FEBRUARY 4, 2015—How do you “keep the beat?” Do you close your eyes and sway to the sounds? Do you watch dancers move their bodies, and do the same? Or do you tap your foot to the good vibrations?
It’s complicated, say neuroscientists at Georgetown University Medical Center. The answer may be all—or none—of the above. One thing is for certain: the scientific solution to the question will tell them a lot about these functions in terms of sensory input and functional output.
“We believe that expressing rhythm—feeling the beat—in music involves the integration of many senses—audition, motor, vestibular and vision,” says Jessica Phillips-Silver, PhD, a postdoctoral researcher in GUMC’s Laboratory of Integrative Neuroscience and Cognition, headed by Josef P. Rauschecker, PhD, professor of neuroscience. Phillips-Silver specializes in the neuroscience of music.
“We really want to understand how music resides in the brain and the body,” she says. “We want to capture a process that is at the core of what music means to humans universally.”
Balance and Rhythm
To help understand how the brain processes rhythm, Phillips-Silver and postdoctoral researcher Paula Plaza, PhD, are turning to individuals who have been blind since birth or infancy.
It’s known that hearing and touch are enhanced in the blind, taking over the brain space dedicated to vision.

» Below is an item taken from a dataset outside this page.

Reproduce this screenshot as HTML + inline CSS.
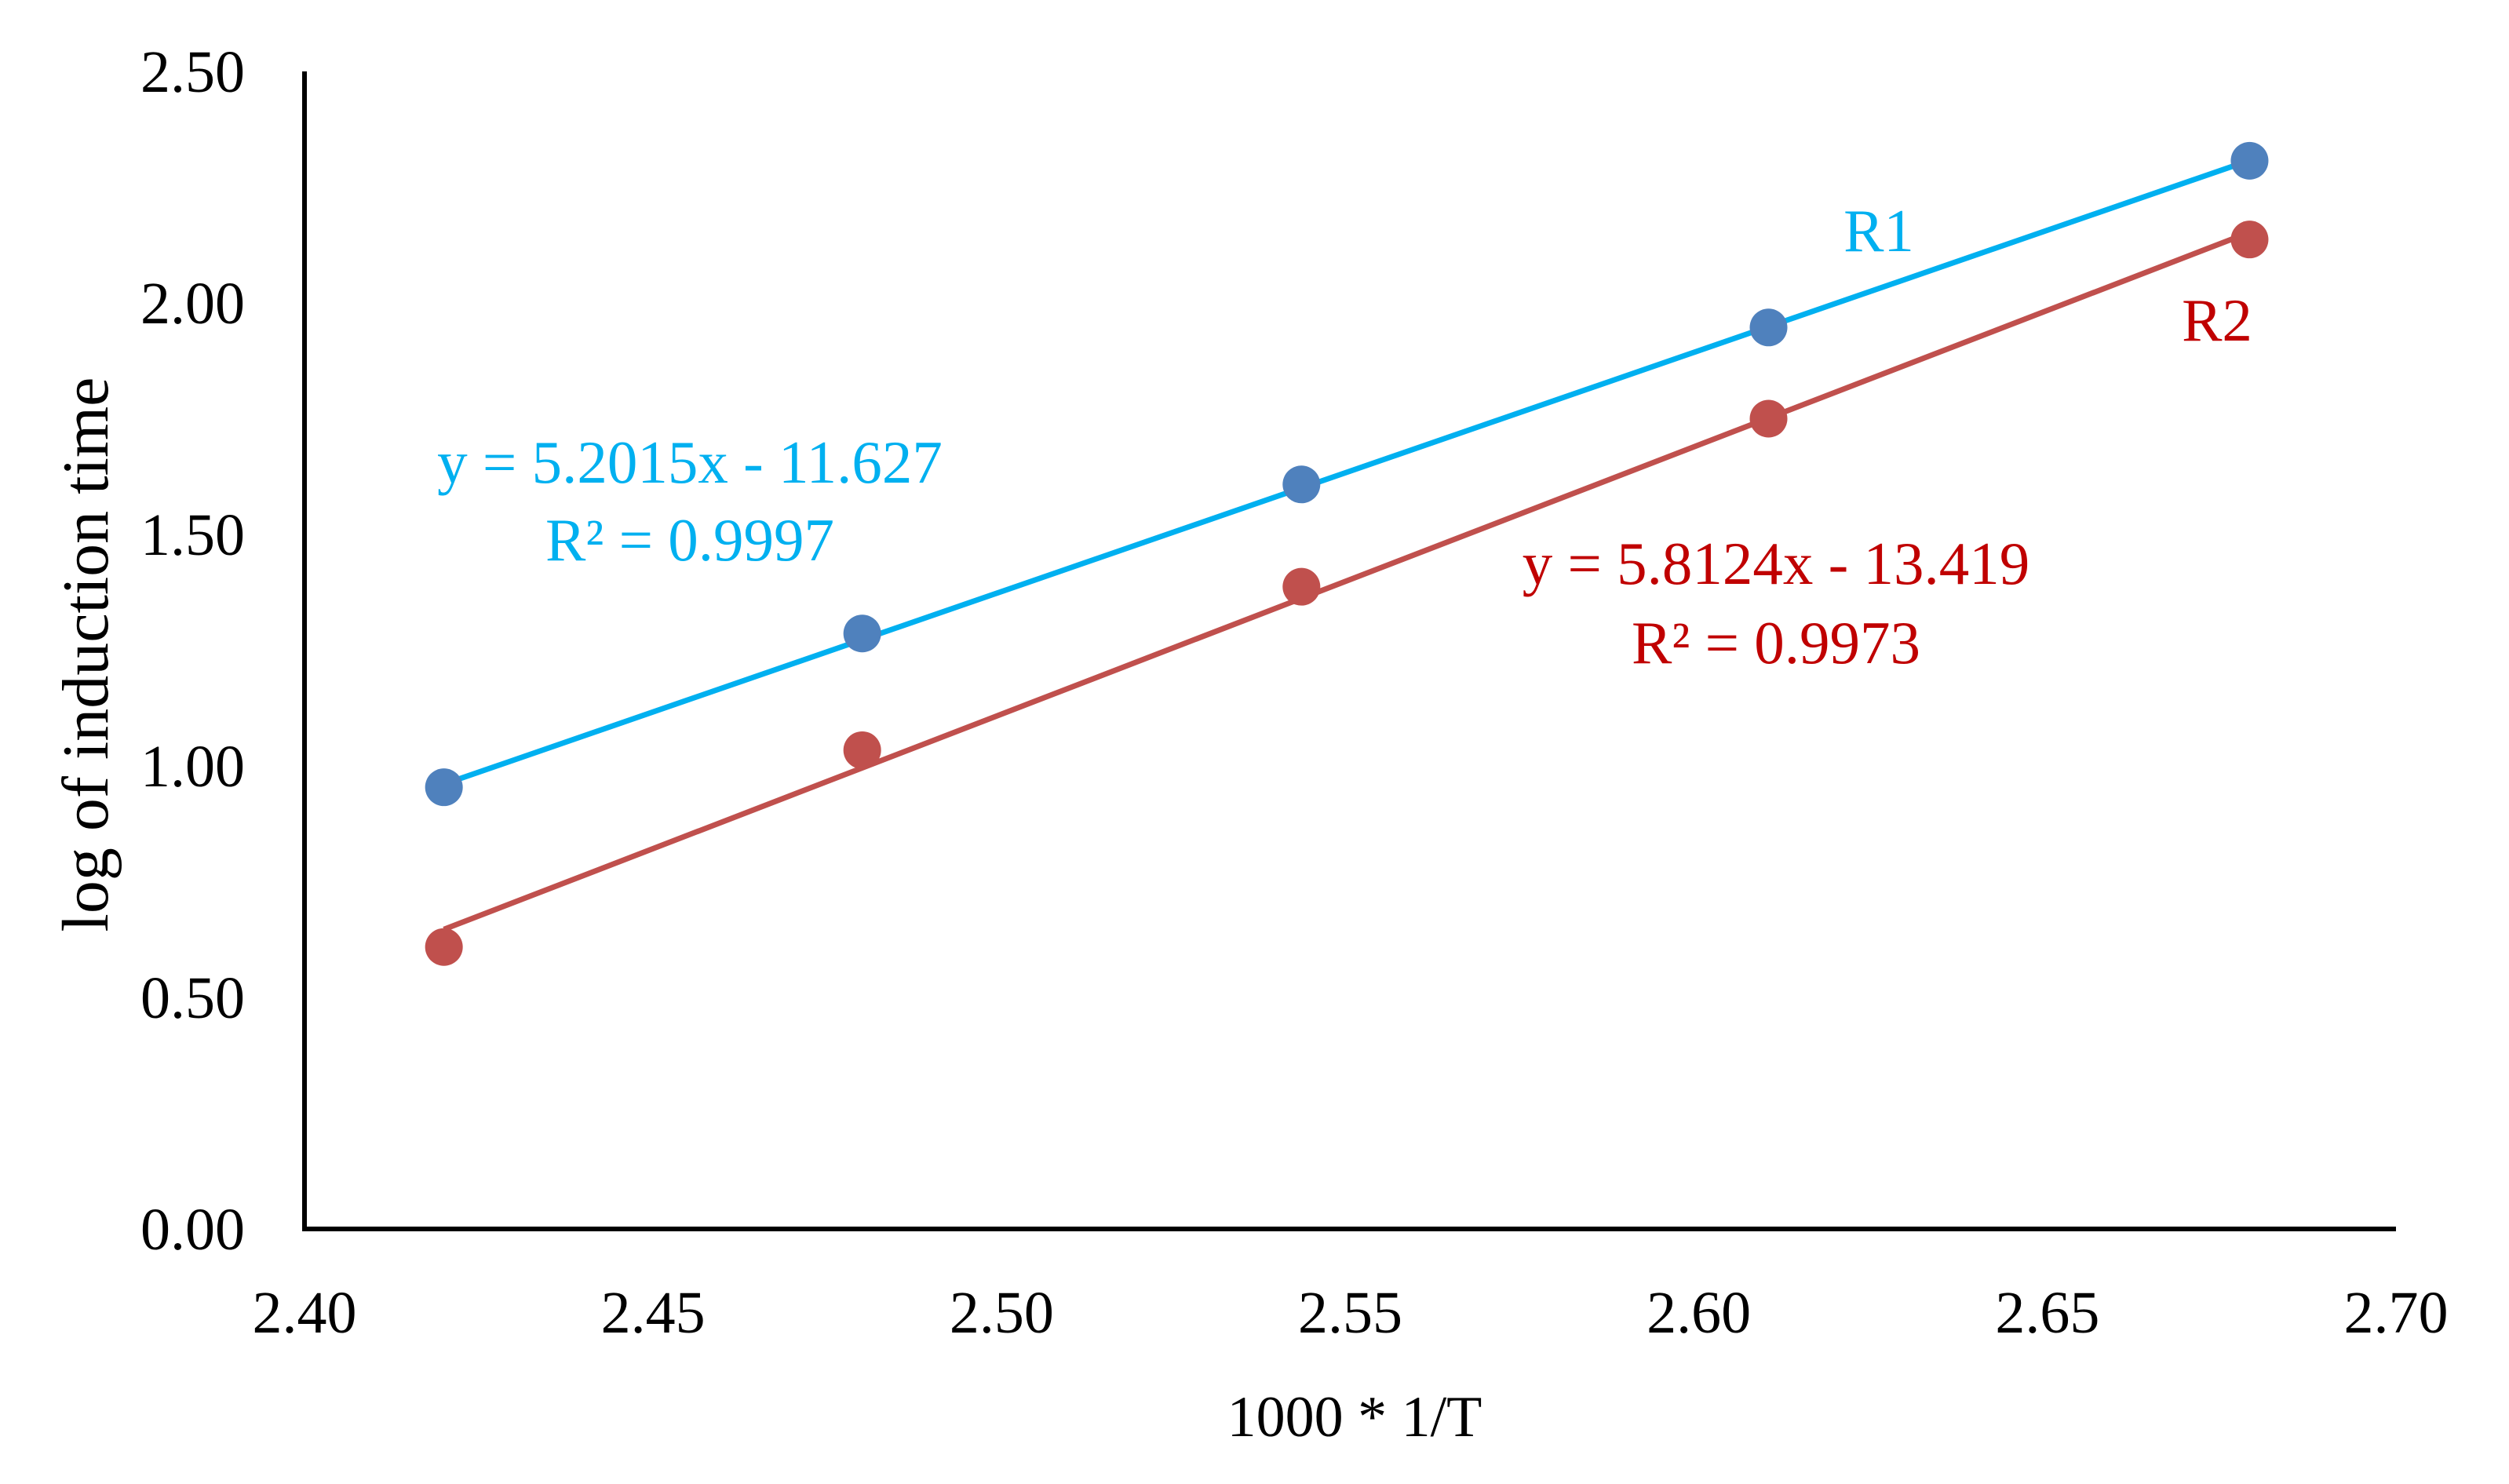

“The brain is very plastic, which is why the visual cortex lights up in imaging studies of the blind,” says Phillips-Silver. “It has been reconnected to the auditory cortex to bolster that sense as well as potentially others.”
That may mean that the blind could have a leg up on musicianship given their improved capacity to hear and to touch the instruments, Phillips-Silver says. Think of Stevie Wonder, Ray Charles, Jose Feliciano, Doc Watson and many other renowned blind musicians.
But Phillips-Silver and Plaza are interested in looking at other effects of blindness on rhythm—namely, how being blind might actually impair one’s ability to feel the beat, due to loss of visual input.
“We get information about the beat when we watch musicians play or dance with each other,” Phillips-Silver says.
Plaza, who specializes in kinesiology, or the science of movement, suggests that the challenges maintaining good posture and balance faced by many with visual impairments could weaken their ability to move to the beat.
“Musicians need to be able to know where their hands are and what else is in relationship with their arms,” says Plaza. “If you have never had visual-spatial feedback, it is likely harder to move your body in the right way all the time.”
Using Sound to ‘See’
Through their research, Phillips-Silver and Plaza want to develop a model of brain plasticity in the blind, and to create interventions to help these individuals overcome recognized deficits.
For example, some balance and posture problems could be improved with a device—consisting of a headset fitted with a small camera—that scans and converts images into audible signals that the blind can use to master skills that depend on vision, Plaza says.
The research group recently launched a program that trains visually impaired people to use the device.
“Our hope is that with training that improves posture and balance over time, they won’t need to use it daily. They will be able to stand and walk and do everything they have wanted to do, without the need for professional help,” Plaza says.
Science Impacting Lives
As part of the training program, the researchers measure changes in the brain linked to plasticity. The effort ties a basic neuroscience discovery regarding brain plasticity to a clinical application that can improve people’s quality of life, says Rauschecker.
This line of research has two main objectives, he says. “One is to understand the incredible plasticity of the human brain, especially during early development; and the other is to come up with practical solutions to improve blind people’s lives.
“Over the past decades, we have made good strides towards the first goal, and we are now moving into a new phase where we think our research can really make a difference for the blind in practical terms,” Rauschecker says. “Blindness in children is still a public health problem, especially in many developing countries, and we hope, one day, to make a difference there.”
The research is supported by the NIH’s National Eye Institute (R01EY018923).